— START OF Records to process —

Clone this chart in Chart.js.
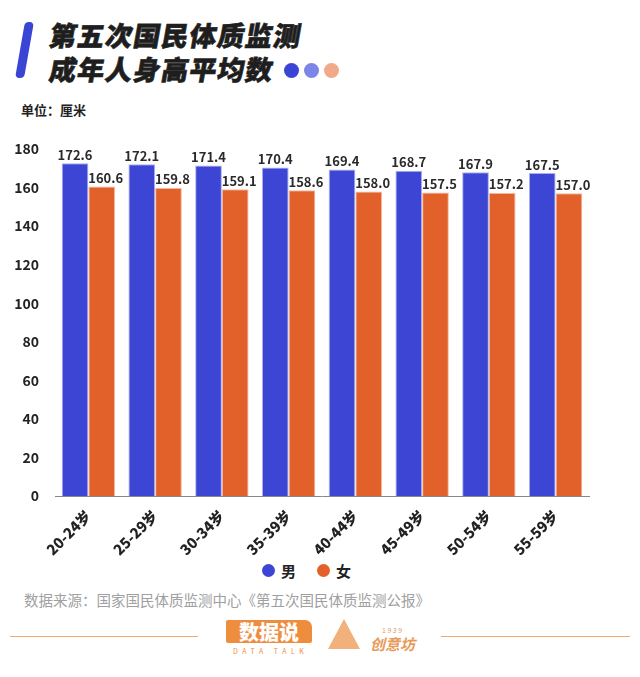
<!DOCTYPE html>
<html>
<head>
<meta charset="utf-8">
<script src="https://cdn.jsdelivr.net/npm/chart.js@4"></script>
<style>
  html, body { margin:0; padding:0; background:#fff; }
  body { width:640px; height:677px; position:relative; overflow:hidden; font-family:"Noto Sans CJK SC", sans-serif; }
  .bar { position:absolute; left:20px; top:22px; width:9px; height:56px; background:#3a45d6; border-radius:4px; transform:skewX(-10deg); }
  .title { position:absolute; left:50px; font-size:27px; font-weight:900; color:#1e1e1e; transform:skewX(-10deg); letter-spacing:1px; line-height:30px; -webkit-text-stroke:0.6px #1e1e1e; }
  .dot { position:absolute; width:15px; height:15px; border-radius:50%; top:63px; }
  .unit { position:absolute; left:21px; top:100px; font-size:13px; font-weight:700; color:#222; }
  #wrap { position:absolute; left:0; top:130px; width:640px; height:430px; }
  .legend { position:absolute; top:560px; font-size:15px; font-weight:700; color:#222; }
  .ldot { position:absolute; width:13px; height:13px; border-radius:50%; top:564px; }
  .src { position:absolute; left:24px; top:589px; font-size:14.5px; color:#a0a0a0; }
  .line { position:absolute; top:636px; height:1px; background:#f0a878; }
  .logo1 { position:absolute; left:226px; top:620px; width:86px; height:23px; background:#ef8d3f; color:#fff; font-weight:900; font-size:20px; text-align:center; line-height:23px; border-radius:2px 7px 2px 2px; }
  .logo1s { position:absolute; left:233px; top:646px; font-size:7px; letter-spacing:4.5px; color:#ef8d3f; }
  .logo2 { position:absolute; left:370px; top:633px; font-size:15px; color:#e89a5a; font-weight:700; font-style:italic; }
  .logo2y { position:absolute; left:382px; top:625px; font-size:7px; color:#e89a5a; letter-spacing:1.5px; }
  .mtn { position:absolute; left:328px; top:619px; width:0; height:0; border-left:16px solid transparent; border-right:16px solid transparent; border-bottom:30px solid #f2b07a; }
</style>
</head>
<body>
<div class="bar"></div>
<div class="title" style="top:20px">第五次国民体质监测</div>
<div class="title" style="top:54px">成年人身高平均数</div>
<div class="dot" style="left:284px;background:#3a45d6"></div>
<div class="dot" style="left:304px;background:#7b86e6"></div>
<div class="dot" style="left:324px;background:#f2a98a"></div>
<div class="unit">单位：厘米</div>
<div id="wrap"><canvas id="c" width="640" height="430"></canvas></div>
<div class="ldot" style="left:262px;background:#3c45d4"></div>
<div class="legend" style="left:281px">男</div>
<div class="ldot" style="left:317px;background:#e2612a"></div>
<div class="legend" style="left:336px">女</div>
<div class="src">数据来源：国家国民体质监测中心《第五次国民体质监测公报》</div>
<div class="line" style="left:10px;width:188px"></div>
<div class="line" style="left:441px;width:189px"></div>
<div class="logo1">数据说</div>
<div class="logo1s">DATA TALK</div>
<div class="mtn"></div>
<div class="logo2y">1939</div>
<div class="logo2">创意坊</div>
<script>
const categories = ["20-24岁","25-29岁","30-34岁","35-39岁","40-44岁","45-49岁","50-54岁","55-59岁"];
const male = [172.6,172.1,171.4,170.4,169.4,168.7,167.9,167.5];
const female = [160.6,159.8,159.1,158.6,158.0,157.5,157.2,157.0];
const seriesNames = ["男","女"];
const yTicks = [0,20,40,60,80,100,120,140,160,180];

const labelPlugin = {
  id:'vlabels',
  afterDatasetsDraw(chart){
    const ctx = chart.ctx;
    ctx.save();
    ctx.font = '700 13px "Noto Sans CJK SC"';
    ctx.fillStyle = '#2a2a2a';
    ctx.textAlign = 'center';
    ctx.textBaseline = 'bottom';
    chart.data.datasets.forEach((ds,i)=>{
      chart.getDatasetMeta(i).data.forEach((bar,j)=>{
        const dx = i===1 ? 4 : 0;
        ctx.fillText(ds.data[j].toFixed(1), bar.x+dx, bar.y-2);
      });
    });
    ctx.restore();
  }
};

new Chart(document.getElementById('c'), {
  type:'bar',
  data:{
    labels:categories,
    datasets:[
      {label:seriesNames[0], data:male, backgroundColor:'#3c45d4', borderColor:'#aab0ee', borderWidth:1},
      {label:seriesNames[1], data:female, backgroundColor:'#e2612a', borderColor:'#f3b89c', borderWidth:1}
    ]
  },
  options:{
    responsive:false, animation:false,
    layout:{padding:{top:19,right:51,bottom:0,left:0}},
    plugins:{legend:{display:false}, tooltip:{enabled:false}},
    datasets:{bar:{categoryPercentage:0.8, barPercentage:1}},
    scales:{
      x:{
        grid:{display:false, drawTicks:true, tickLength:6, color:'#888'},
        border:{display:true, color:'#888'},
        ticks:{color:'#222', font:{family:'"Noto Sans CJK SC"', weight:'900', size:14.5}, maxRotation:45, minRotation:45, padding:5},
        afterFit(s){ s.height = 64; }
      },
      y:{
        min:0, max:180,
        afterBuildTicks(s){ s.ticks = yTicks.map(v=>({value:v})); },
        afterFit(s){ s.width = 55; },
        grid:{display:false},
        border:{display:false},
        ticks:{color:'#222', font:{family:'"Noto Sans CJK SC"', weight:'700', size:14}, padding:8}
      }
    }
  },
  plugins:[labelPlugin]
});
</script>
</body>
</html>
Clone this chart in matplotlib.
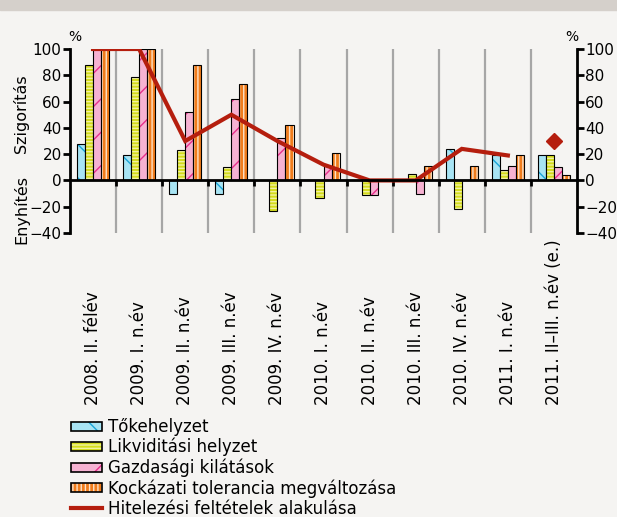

— END OF Records to process —

- **Given task**:
Go through the entries above and output them exactly, without pictures.

- **Written reply**:
Clone this chart in Chart.js.
<!DOCTYPE html>
<html>
<head>
<meta charset="utf-8">
<script src="https://cdn.jsdelivr.net/npm/chart.js@4"></script>
<style>
  html, body { margin:0; padding:0; background:#fff; }
  body { width:640px; height:677px; position:relative; overflow:hidden; font-family:"Noto Sans CJK SC", sans-serif; }
  .bar { position:absolute; left:20px; top:22px; width:9px; height:56px; background:#3a45d6; border-radius:4px; transform:skewX(-10deg); }
  .title { position:absolute; left:50px; font-size:27px; font-weight:900; color:#1e1e1e; transform:skewX(-10deg); letter-spacing:1px; line-height:30px; -webkit-text-stroke:0.6px #1e1e1e; }
  .dot { position:absolute; width:15px; height:15px; border-radius:50%; top:63px; }
  .unit { position:absolute; left:21px; top:100px; font-size:13px; font-weight:700; color:#222; }
  #wrap { position:absolute; left:0; top:130px; width:640px; height:430px; }
  .legend { position:absolute; top:560px; font-size:15px; font-weight:700; color:#222; }
  .ldot { position:absolute; width:13px; height:13px; border-radius:50%; top:564px; }
  .src { position:absolute; left:24px; top:589px; font-size:14.5px; color:#a0a0a0; }
  .line { position:absolute; top:636px; height:1px; background:#f0a878; }
  .logo1 { position:absolute; left:226px; top:620px; width:86px; height:23px; background:#ef8d3f; color:#fff; font-weight:900; font-size:20px; text-align:center; line-height:23px; border-radius:2px 7px 2px 2px; }
  .logo1s { position:absolute; left:233px; top:646px; font-size:7px; letter-spacing:4.5px; color:#ef8d3f; }
  .logo2 { position:absolute; left:370px; top:633px; font-size:15px; color:#e89a5a; font-weight:700; font-style:italic; }
  .logo2y { position:absolute; left:382px; top:625px; font-size:7px; color:#e89a5a; letter-spacing:1.5px; }
  .mtn { position:absolute; left:328px; top:619px; width:0; height:0; border-left:16px solid transparent; border-right:16px solid transparent; border-bottom:30px solid #f2b07a; }
</style>
</head>
<body>
<div class="bar"></div>
<div class="title" style="top:20px">第五次国民体质监测</div>
<div class="title" style="top:54px">成年人身高平均数</div>
<div class="dot" style="left:284px;background:#3a45d6"></div>
<div class="dot" style="left:304px;background:#7b86e6"></div>
<div class="dot" style="left:324px;background:#f2a98a"></div>
<div class="unit">单位：厘米</div>
<div id="wrap"><canvas id="c" width="640" height="430"></canvas></div>
<div class="ldot" style="left:262px;background:#3c45d4"></div>
<div class="legend" style="left:281px">男</div>
<div class="ldot" style="left:317px;background:#e2612a"></div>
<div class="legend" style="left:336px">女</div>
<div class="src">数据来源：国家国民体质监测中心《第五次国民体质监测公报》</div>
<div class="line" style="left:10px;width:188px"></div>
<div class="line" style="left:441px;width:189px"></div>
<div class="logo1">数据说</div>
<div class="logo1s">DATA TALK</div>
<div class="mtn"></div>
<div class="logo2y">1939</div>
<div class="logo2">创意坊</div>
<script>
const categories = ["20-24岁","25-29岁","30-34岁","35-39岁","40-44岁","45-49岁","50-54岁","55-59岁"];
const male = [172.6,172.1,171.4,170.4,169.4,168.7,167.9,167.5];
const female = [160.6,159.8,159.1,158.6,158.0,157.5,157.2,157.0];
const seriesNames = ["男","女"];
const yTicks = [0,20,40,60,80,100,120,140,160,180];

const labelPlugin = {
  id:'vlabels',
  afterDatasetsDraw(chart){
    const ctx = chart.ctx;
    ctx.save();
    ctx.font = '700 13px "Noto Sans CJK SC"';
    ctx.fillStyle = '#2a2a2a';
    ctx.textAlign = 'center';
    ctx.textBaseline = 'bottom';
    chart.data.datasets.forEach((ds,i)=>{
      chart.getDatasetMeta(i).data.forEach((bar,j)=>{
        const dx = i===1 ? 4 : 0;
        ctx.fillText(ds.data[j].toFixed(1), bar.x+dx, bar.y-2);
      });
    });
    ctx.restore();
  }
};

new Chart(document.getElementById('c'), {
  type:'bar',
  data:{
    labels:categories,
    datasets:[
      {label:seriesNames[0], data:male, backgroundColor:'#3c45d4', borderColor:'#aab0ee', borderWidth:1},
      {label:seriesNames[1], data:female, backgroundColor:'#e2612a', borderColor:'#f3b89c', borderWidth:1}
    ]
  },
  options:{
    responsive:false, animation:false,
    layout:{padding:{top:19,right:51,bottom:0,left:0}},
    plugins:{legend:{display:false}, tooltip:{enabled:false}},
    datasets:{bar:{categoryPercentage:0.8, barPercentage:1}},
    scales:{
      x:{
        grid:{display:false, drawTicks:true, tickLength:6, color:'#888'},
        border:{display:true, color:'#888'},
        ticks:{color:'#222', font:{family:'"Noto Sans CJK SC"', weight:'900', size:14.5}, maxRotation:45, minRotation:45, padding:5},
        afterFit(s){ s.height = 64; }
      },
      y:{
        min:0, max:180,
        afterBuildTicks(s){ s.ticks = yTicks.map(v=>({value:v})); },
        afterFit(s){ s.width = 55; },
        grid:{display:false},
        border:{display:false},
        ticks:{color:'#222', font:{family:'"Noto Sans CJK SC"', weight:'700', size:14}, padding:8}
      }
    }
  },
  plugins:[labelPlugin]
});
</script>
</body>
</html>
Clone this chart in matplotlib.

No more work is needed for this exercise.